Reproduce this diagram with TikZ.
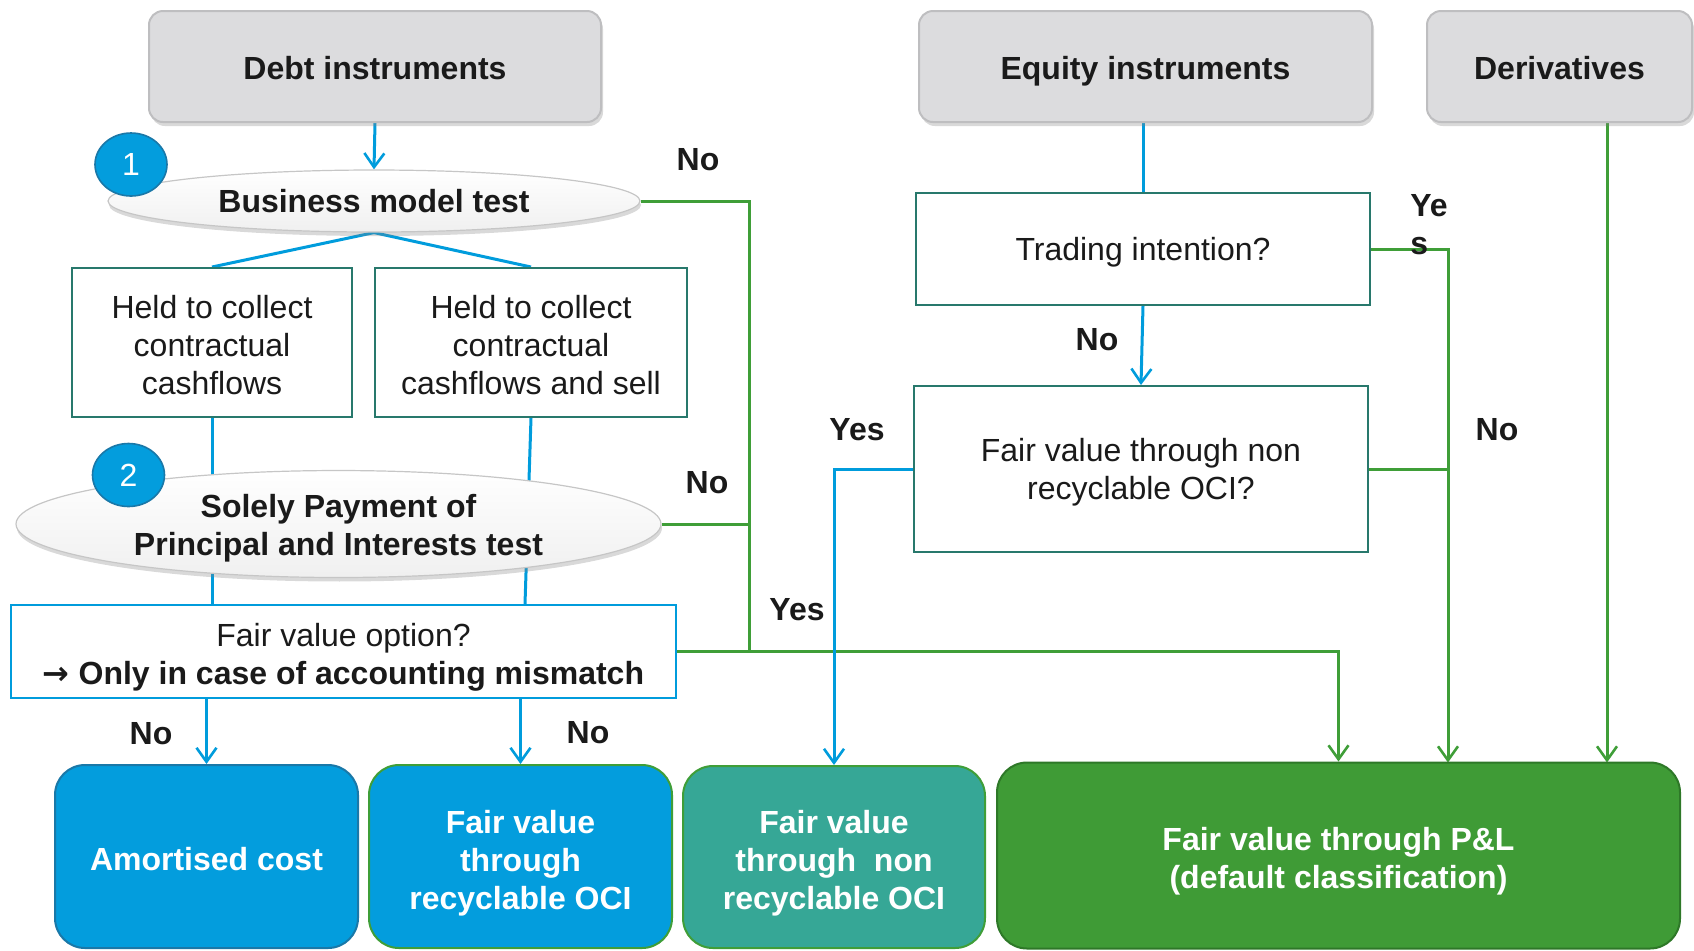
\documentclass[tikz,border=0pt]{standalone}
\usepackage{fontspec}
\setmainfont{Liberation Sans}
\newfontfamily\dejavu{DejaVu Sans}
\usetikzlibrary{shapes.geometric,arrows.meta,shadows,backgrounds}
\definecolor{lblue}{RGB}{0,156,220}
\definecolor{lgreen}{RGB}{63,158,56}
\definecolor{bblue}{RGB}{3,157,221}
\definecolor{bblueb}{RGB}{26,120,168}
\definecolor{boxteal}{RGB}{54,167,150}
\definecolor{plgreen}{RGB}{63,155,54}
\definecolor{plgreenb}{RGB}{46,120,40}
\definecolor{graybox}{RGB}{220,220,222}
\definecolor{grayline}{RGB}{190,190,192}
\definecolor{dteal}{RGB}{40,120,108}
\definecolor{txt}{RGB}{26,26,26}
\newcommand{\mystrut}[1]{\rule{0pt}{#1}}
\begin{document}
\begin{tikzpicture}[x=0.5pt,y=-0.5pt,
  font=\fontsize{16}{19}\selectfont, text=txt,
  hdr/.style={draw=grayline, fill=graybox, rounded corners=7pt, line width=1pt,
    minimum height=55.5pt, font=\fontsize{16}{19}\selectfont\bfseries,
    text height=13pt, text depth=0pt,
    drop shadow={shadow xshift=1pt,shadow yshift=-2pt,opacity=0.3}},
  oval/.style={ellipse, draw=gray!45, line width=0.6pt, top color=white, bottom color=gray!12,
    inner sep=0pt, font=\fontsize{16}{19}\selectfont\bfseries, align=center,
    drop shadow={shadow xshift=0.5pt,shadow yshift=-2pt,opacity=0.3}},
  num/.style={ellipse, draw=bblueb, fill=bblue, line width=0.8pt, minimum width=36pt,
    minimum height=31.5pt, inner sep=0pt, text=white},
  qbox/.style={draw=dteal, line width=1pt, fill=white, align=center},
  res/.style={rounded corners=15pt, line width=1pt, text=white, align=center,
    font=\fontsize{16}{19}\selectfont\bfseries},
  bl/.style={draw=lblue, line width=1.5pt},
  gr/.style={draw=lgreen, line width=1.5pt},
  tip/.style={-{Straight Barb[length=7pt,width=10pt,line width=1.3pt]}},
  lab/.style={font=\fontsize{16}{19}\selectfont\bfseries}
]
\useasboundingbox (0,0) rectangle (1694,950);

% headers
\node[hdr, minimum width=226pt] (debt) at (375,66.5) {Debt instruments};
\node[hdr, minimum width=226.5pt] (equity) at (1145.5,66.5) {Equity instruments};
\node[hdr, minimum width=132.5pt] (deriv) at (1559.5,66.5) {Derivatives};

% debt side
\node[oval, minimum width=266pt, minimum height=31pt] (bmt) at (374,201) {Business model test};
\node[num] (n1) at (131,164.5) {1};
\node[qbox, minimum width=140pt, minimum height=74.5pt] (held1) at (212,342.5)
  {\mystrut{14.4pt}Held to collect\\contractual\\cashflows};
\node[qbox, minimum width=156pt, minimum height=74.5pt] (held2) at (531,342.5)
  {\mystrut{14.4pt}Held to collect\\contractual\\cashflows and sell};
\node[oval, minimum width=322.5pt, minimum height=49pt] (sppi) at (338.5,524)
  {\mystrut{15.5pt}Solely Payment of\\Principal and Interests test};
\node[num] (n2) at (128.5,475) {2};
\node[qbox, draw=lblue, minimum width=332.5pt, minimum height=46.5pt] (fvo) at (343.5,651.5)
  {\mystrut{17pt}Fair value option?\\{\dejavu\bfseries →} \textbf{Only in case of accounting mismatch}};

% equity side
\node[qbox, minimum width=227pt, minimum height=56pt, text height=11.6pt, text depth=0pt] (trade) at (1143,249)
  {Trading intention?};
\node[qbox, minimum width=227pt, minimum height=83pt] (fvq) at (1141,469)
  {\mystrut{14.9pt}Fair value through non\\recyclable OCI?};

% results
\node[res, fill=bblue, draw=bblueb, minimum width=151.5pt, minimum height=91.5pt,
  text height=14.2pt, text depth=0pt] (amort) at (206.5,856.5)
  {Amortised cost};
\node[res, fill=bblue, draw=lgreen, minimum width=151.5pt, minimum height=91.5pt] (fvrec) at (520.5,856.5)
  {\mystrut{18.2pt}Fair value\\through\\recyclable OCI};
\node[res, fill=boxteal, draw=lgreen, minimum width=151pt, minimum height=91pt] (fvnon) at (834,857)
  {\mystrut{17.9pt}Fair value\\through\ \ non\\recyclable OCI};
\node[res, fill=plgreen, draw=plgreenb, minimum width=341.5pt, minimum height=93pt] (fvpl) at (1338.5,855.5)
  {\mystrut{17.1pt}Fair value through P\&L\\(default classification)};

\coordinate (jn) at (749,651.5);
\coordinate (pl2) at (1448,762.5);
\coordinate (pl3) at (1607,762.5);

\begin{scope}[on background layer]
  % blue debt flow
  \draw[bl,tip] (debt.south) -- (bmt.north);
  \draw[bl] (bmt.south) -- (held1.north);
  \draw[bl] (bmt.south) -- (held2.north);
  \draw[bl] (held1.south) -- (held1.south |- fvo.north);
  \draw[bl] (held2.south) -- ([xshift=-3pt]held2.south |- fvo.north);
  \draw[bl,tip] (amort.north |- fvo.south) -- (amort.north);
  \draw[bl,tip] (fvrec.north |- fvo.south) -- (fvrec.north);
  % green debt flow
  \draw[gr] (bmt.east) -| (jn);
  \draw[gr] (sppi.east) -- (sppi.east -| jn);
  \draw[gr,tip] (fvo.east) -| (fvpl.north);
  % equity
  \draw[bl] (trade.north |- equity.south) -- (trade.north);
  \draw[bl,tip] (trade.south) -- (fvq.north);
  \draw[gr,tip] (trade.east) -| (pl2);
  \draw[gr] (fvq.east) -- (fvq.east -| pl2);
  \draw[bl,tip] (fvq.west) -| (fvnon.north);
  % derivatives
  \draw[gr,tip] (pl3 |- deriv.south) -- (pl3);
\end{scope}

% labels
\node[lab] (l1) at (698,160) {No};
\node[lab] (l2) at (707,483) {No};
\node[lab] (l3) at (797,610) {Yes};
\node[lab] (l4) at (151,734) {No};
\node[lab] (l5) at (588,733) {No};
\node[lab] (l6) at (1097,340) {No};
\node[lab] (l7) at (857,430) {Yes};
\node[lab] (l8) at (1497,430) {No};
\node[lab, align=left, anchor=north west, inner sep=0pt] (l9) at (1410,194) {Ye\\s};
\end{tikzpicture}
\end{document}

* Short problem: Starting at the first line of the material, output exactly the lines up to and including the one with "minimum width=132.5pt] (deriv)". Do not include the pictures.

* Exercise result:
Reproduce this diagram with TikZ.
\documentclass[tikz,border=0pt]{standalone}
\usepackage{fontspec}
\setmainfont{Liberation Sans}
\newfontfamily\dejavu{DejaVu Sans}
\usetikzlibrary{shapes.geometric,arrows.meta,shadows,backgrounds}
\definecolor{lblue}{RGB}{0,156,220}
\definecolor{lgreen}{RGB}{63,158,56}
\definecolor{bblue}{RGB}{3,157,221}
\definecolor{bblueb}{RGB}{26,120,168}
\definecolor{boxteal}{RGB}{54,167,150}
\definecolor{plgreen}{RGB}{63,155,54}
\definecolor{plgreenb}{RGB}{46,120,40}
\definecolor{graybox}{RGB}{220,220,222}
\definecolor{grayline}{RGB}{190,190,192}
\definecolor{dteal}{RGB}{40,120,108}
\definecolor{txt}{RGB}{26,26,26}
\newcommand{\mystrut}[1]{\rule{0pt}{#1}}
\begin{document}
\begin{tikzpicture}[x=0.5pt,y=-0.5pt,
  font=\fontsize{16}{19}\selectfont, text=txt,
  hdr/.style={draw=grayline, fill=graybox, rounded corners=7pt, line width=1pt,
    minimum height=55.5pt, font=\fontsize{16}{19}\selectfont\bfseries,
    text height=13pt, text depth=0pt,
    drop shadow={shadow xshift=1pt,shadow yshift=-2pt,opacity=0.3}},
  oval/.style={ellipse, draw=gray!45, line width=0.6pt, top color=white, bottom color=gray!12,
    inner sep=0pt, font=\fontsize{16}{19}\selectfont\bfseries, align=center,
    drop shadow={shadow xshift=0.5pt,shadow yshift=-2pt,opacity=0.3}},
  num/.style={ellipse, draw=bblueb, fill=bblue, line width=0.8pt, minimum width=36pt,
    minimum height=31.5pt, inner sep=0pt, text=white},
  qbox/.style={draw=dteal, line width=1pt, fill=white, align=center},
  res/.style={rounded corners=15pt, line width=1pt, text=white, align=center,
    font=\fontsize{16}{19}\selectfont\bfseries},
  bl/.style={draw=lblue, line width=1.5pt},
  gr/.style={draw=lgreen, line width=1.5pt},
  tip/.style={-{Straight Barb[length=7pt,width=10pt,line width=1.3pt]}},
  lab/.style={font=\fontsize{16}{19}\selectfont\bfseries}
]
\useasboundingbox (0,0) rectangle (1694,950);

% headers
\node[hdr, minimum width=226pt] (debt) at (375,66.5) {Debt instruments};
\node[hdr, minimum width=226.5pt] (equity) at (1145.5,66.5) {Equity instruments};
\node[hdr, minimum width=132.5pt] (deriv) at (1559.5,66.5) {Derivatives};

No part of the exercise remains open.